We gravitate towards allegory because we are storytelling creatures. This process is for Nick Ovalle, the writer and author of this upcoming book, to sharpen his mind and focus and to spend his remaining time on earth to inspire narrative change in the minds of millions of people. For Nick, the allegory is a camera.
Ever since growing up, I have had an affinity for movies. It was one of the few things my father and I would do together. Sure, there was yard work, woodwork, building with our hands, and fixing toilets and a/c units. But the leisure time made me feel like a little slice of heaven was on this side of eternity. One of the first movies I remember watching was Scrooged with Bill Murray. It was fascinating because it felt like a documentary. I instinctively knew how to make a move at the age of 5 because of that film. My dad and I would watch other movies together. Later, in high school, I fell in love with photography, poetry, and art.
The camera became a focal point of my life. Taking photos, making videos, exploring the internet for resources, and filmmaking techniques. I soon realized that all the technical aspects of filmmaking would be for nothing if there weren’t a good script—a good story.
At the start of my marketing career, I realized a script was happening in my head. A soundtrack, a narration of who I am.
This internal narrative gave me an identity, values, and self-worth. The influences on my script were the good times, the broken relationships, the disappointments in life, the religious stories, and the pop culture of my time.
We all have a story, and I aimed to hack my internal narrative. I didn’t want to take the long road; I wanted a shortcut, and like all characters in movies who take shortcuts, I fell into another world of narrative psychology. I felt like Alice stepping through the looking-glass and being met with weird, wonderful, and challenging science to sift through.
This writing may never be published, but I think it is wise to write the first draft of this project publicly.
Some questions and ponderings for my exploration:
- What impact does breathwork have on our story (internal locus of control)?
- James Nestor’s Book Breathe has some great resources to dig through. 😉
- Is work the biggest part of our life and story? What is it about working well that our society has missed?
- John Mark Comer’s Garden City has some religious philosophy to help answer.
- Slow Productivity by Cal Newport is an excellent overview of the fundamental shift of knowledge work and its coming into its form of work out of the shadow of the Industrial Revolution.
- 4,000 Weeks by Oliver Burkeman gives a humorous and humane way of breaking the news that you’ve been lied to about work.
- Why do relationships, family, friendships, and working relationships feel so hard?
- The theory of the relational fabric of society is found in Adlerian psychology.
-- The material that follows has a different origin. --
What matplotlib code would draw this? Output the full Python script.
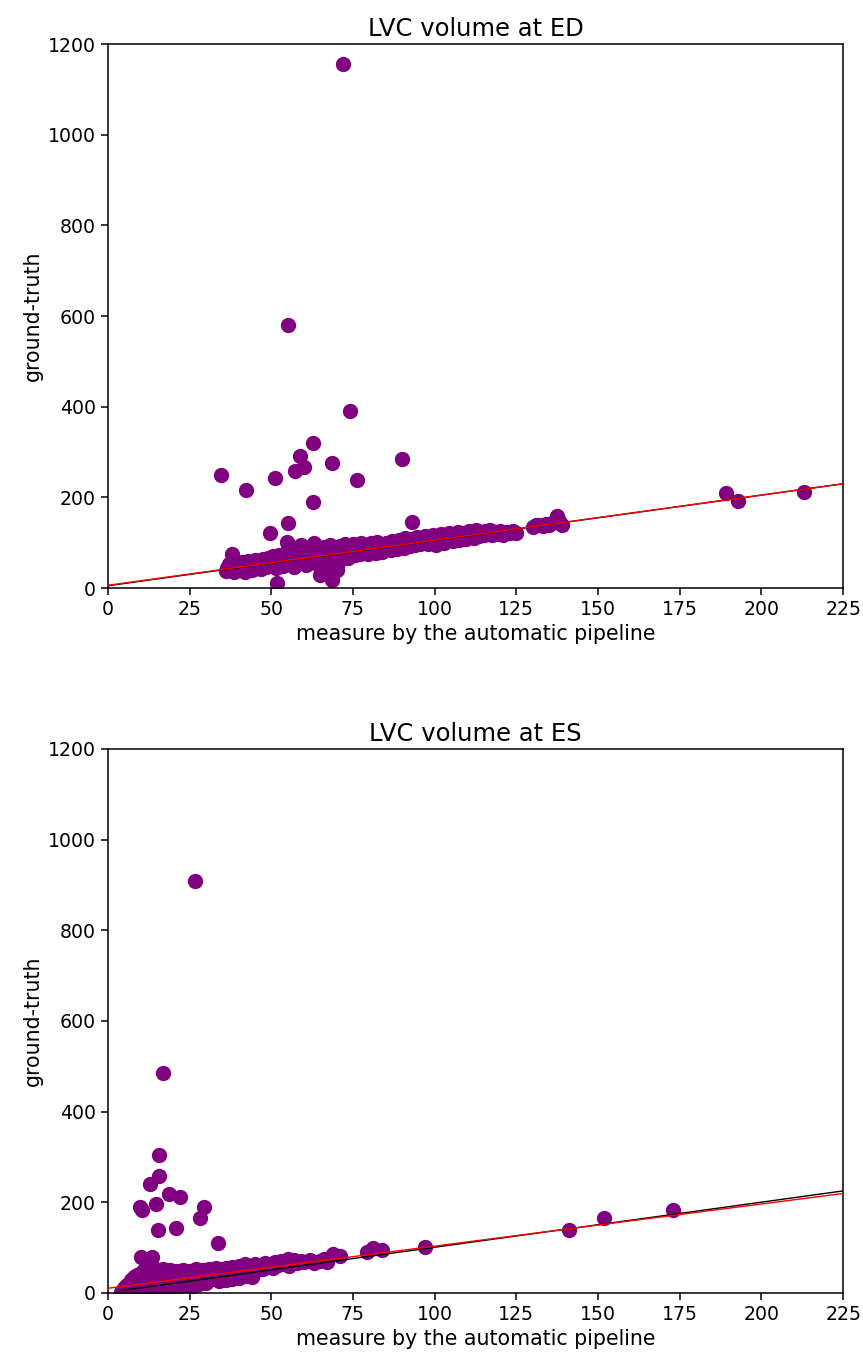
import numpy as np
import matplotlib
matplotlib.use("Agg")
import matplotlib.pyplot as plt

# end-diastole: (automatic pipeline, ground-truth) pairs
ed_auto = [
    36, 36.5, 37, 37.9, 38, 38.5, 39, 39.5, 40, 40.5,
    41, 41.5, 42, 42.5, 43, 43.5, 44, 44.5, 45, 45.5,
    46, 46.5, 47, 47.5, 48, 48.5, 49, 49.5, 50, 50.5,
    51, 51.5, 52, 52.5, 53, 53.5, 54, 54.5, 55, 55.5,
    56, 56.5, 57, 57.5, 58, 58.5, 59, 59.5, 60, 60.5,
    61, 61.5, 62, 62.5, 63, 63.5, 64, 64.5, 65, 65.5,
    66, 66.5, 67, 67.5, 68, 68.5, 69, 69.5, 70, 70.5,
    71, 71.5, 72, 72.5, 73, 73.5, 74, 74.5, 75, 75.5,
    76, 76.5, 77, 77.5, 78, 78.5, 79, 79.5, 80, 80.5,
    81, 81.5, 82, 82.5, 83, 83.5, 84, 84.5, 85, 85.5,
    86, 86.5, 87, 87.5, 88, 88.5, 89, 89.5, 90, 90.5,
    91, 91.5, 92, 92.5, 93, 93.5, 94, 94.5, 95, 95.5,
    96, 96.5, 97, 97.5, 98, 98.5, 99, 99.5, 100, 100.5,
    101, 101.5, 102, 102.5, 103, 103.5, 104, 104.5, 105, 105.5,
    106, 106.5, 107, 107.5, 108, 108.5, 109, 109.5, 110, 110.5,
    111, 111.5, 112, 112.5, 113, 113.5, 114, 114.5, 115, 115.5,
    116, 117, 117.5, 118, 119, 120, 121, 122, 123, 124, 125,
    130, 131, 132, 133, 134, 135, 136, 137.3, 138, 139,
    55, 57, 59, 61, 63, 66, 70, 73,
    71.8, 55, 74.1, 62.8, 58.8, 60.1, 57.2, 68.7, 89.9, 34.6,
    42.4, 51.1, 76.3, 62.8, 55, 49.6, 54.7, 93, 51.8, 68.5,
    64.9, 189.2, 192.7, 213.1,
]
ed_truth = [
    38, 45, 52, 74, 42, 35, 48, 55, 40, 50,
    58, 44, 36, 52, 60, 47, 39, 55, 62, 45,
    50, 58, 41, 63, 53, 46, 66, 57, 48, 70,
    60, 44, 55, 72, 63, 49, 75, 58, 66, 52,
    80, 61, 46, 70, 84, 56, 75, 64, 90, 50,
    70, 82, 60, 93, 74, 55, 86, 66, 78, 48,
    90, 70, 60, 82, 95, 74, 65, 88, 78, 56,
    92, 70, 84, 97, 75, 66, 89, 80, 98, 72,
    85, 93, 76, 100, 88, 80, 95, 74, 90, 99,
    82, 94, 77, 102, 88, 96, 80, 91, 100, 86,
    96, 84, 104, 92, 99, 87, 106, 94, 100, 89,
    110, 97, 104, 92, 108, 100, 95, 112, 103, 97,
    110, 100, 115, 105, 98, 112, 104, 118, 108, 96,
    114, 104, 120, 110, 100, 116, 108, 122, 112, 104,
    118, 110, 124, 106, 116, 112, 122, 108, 118, 126,
    114, 120, 110, 127, 118, 114, 124, 120, 116, 126,
    120, 128, 116, 124, 120, 126, 118, 124, 121, 125, 122,
    135, 138, 140, 137, 142, 139, 144, 159, 148, 138,
    98, 88, 95, 64, 100, 44, 40, 92,
    1157, 580, 390, 319, 291, 268, 258, 275, 284, 249,
    216, 242, 238, 190, 144, 122, 102, 146, 10, 18,
    29, 210, 193, 212,
]

# end-systole
es_auto = [
    4, 4.5, 5, 5, 5.5, 6, 6, 6.5, 7, 7, 7.5, 8, 8, 8.5, 9, 9, 9.5, 10, 10, 10.5,
    11, 11, 11.5, 12, 12, 12.5, 13, 13, 13.5, 14, 14, 14.5, 15, 15, 15.5, 16, 16,
    16.5, 17, 17, 17.5, 18, 18, 18.5, 19, 19, 19.5, 20, 20, 20.5, 21, 21, 21.5,
    22, 22, 22.5, 23, 23, 23.5, 24, 24, 24.5, 25, 25, 25.5, 26, 26, 26.5, 27, 27,
    27.5, 28, 28, 28.5, 29, 29.5, 30, 30, 30.5, 31, 31.5, 32, 32, 32.5, 33, 33.5,
    34, 34.5, 35, 35, 35.5, 36, 36.5, 37, 37.5, 38, 38.5, 39, 39.5, 40, 40.5, 41,
    41.5, 42, 42.5, 43, 43.5, 44, 44.5, 45, 45.5, 46, 47, 47.5, 48, 49, 50, 50.5,
    51, 52, 53, 54, 55, 55.5, 56, 57, 58, 59, 60, 62, 63, 65, 66, 67,
    7, 8, 9, 10, 11, 12, 13, 14, 15, 17, 19, 21, 23, 25, 27, 29, 31, 33,
    12, 13, 14, 16, 18, 20, 22, 24, 26, 28, 30, 34, 36, 38, 40, 42, 44,
    26.6, 16.9, 15.7, 15.7, 12.9, 18.8, 22, 9.8, 10.3, 14.7, 29.4, 28.2, 15.4,
    20.8, 33.8, 10, 13.4, 69, 71, 79.2, 81.2, 83.8, 97, 141.1, 151.9, 172.8,
]
es_truth = [
    2, 6, 10, 3, 14, 8, 18, 4, 12, 22, 16, 6, 26, 19, 10, 30, 23, 14, 36, 27,
    8, 40, 20, 31, 48, 15, 36, 25, 44, 18, 30, 40, 22, 48, 33, 26, 42,
    16, 36, 46, 28, 20, 40, 33, 45, 25, 38, 30, 47, 22, 36, 44, 27,
    40, 32, 48, 25, 37, 44, 30, 46, 35, 28, 41, 48, 33, 24, 44, 38, 49,
    30, 42, 26, 47, 35, 28, 44, 50, 32, 40, 48, 30, 45, 37, 50, 34,
    43, 52, 38, 30, 47, 55, 40, 48, 34, 58, 44, 51, 40, 60, 47, 38,
    55, 63, 45, 52, 60, 42, 56, 64, 50, 58, 62, 52, 66, 58, 64, 55,
    68, 62, 70, 64, 74, 60, 68, 72, 65, 70, 68, 72, 66, 70, 75, 68,
    28, 34, 40, 44, 50, 54, 52, 55, 50, 52, 50, 48, 51, 49, 52, 50, 53, 55,
    12, 8, 14, 10, 12, 16, 14, 18, 16, 20, 22, 26, 28, 30, 33, 36, 35,
    908, 484, 303, 257, 241, 218, 211, 190, 183, 196, 189, 165, 138,
    143, 110, 79, 79, 85, 82, 91, 99, 95, 102, 139, 166, 182,
]

# fitted lines (intercept, slope)
ed_black = (5, 1.0)
ed_red = (6, 0.995)
es_black = (1, 0.995)
es_red = (10, 0.93)

plt.rcParams['font.size'] = 13.6
plt.rcParams['axes.linewidth'] = 1.1
plt.rcParams['xtick.major.size'] = 5
plt.rcParams['ytick.major.size'] = 5
plt.rcParams['xtick.major.width'] = 1.1
plt.rcParams['ytick.major.width'] = 1.1

fig = plt.figure(figsize=(8.63, 13.58), dpi=100)
ax1 = fig.add_axes([0.125, 0.567, 0.852, 0.4005])
ax2 = fig.add_axes([0.125, 0.048, 0.852, 0.4005])

panels = [
    (ax1, ed_auto, ed_truth, ed_black, ed_red, "LVC volume at ED", 0),
    (ax2, es_auto, es_truth, es_black, es_red, "LVC volume at ES", 3.7),
]
for ax, xs, ys, black, red, title, x0 in panels:
    ax.scatter(xs, ys, s=100, color="purple", zorder=2)
    xl = np.array([x0, 225])
    ax.plot(xl, black[0] + black[1] * xl, color="black", lw=1.0, zorder=3)
    xr = np.array([0, 225])
    ax.plot(xr, red[0] + red[1] * xr, color="red", lw=1.0, zorder=3)
    ax.set_xlim(0, 225)
    ax.set_ylim(0, 1200)
    ax.set_xticks(np.arange(0, 226, 25))
    ax.set_yticks(np.arange(0, 1201, 200))
    ax.set_title(title, fontsize=17.5)
    ax.set_xlabel("measure by the automatic pipeline", fontsize=14.8)
    ax.set_ylabel("ground-truth", fontsize=14.8)

fig.savefig("out.png", dpi=100)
- The education system of the Industrial Revolution taught conformity, not critical thinking.
- Paradoxical living is necessary, but many people have never learned to deal with personal, relational, or work-related tensions.
- Why have the institutions of old failed us in our modern context?
- Hyper-individualization as a ripping of the fabric of society
- Leadership lost its nerve and sought quick fixes instead of systematic solutions.
- Deep work is at a premium because of education, the mass adoption of social technologies, subversive marketing, and the post-World War 2 economies of scale.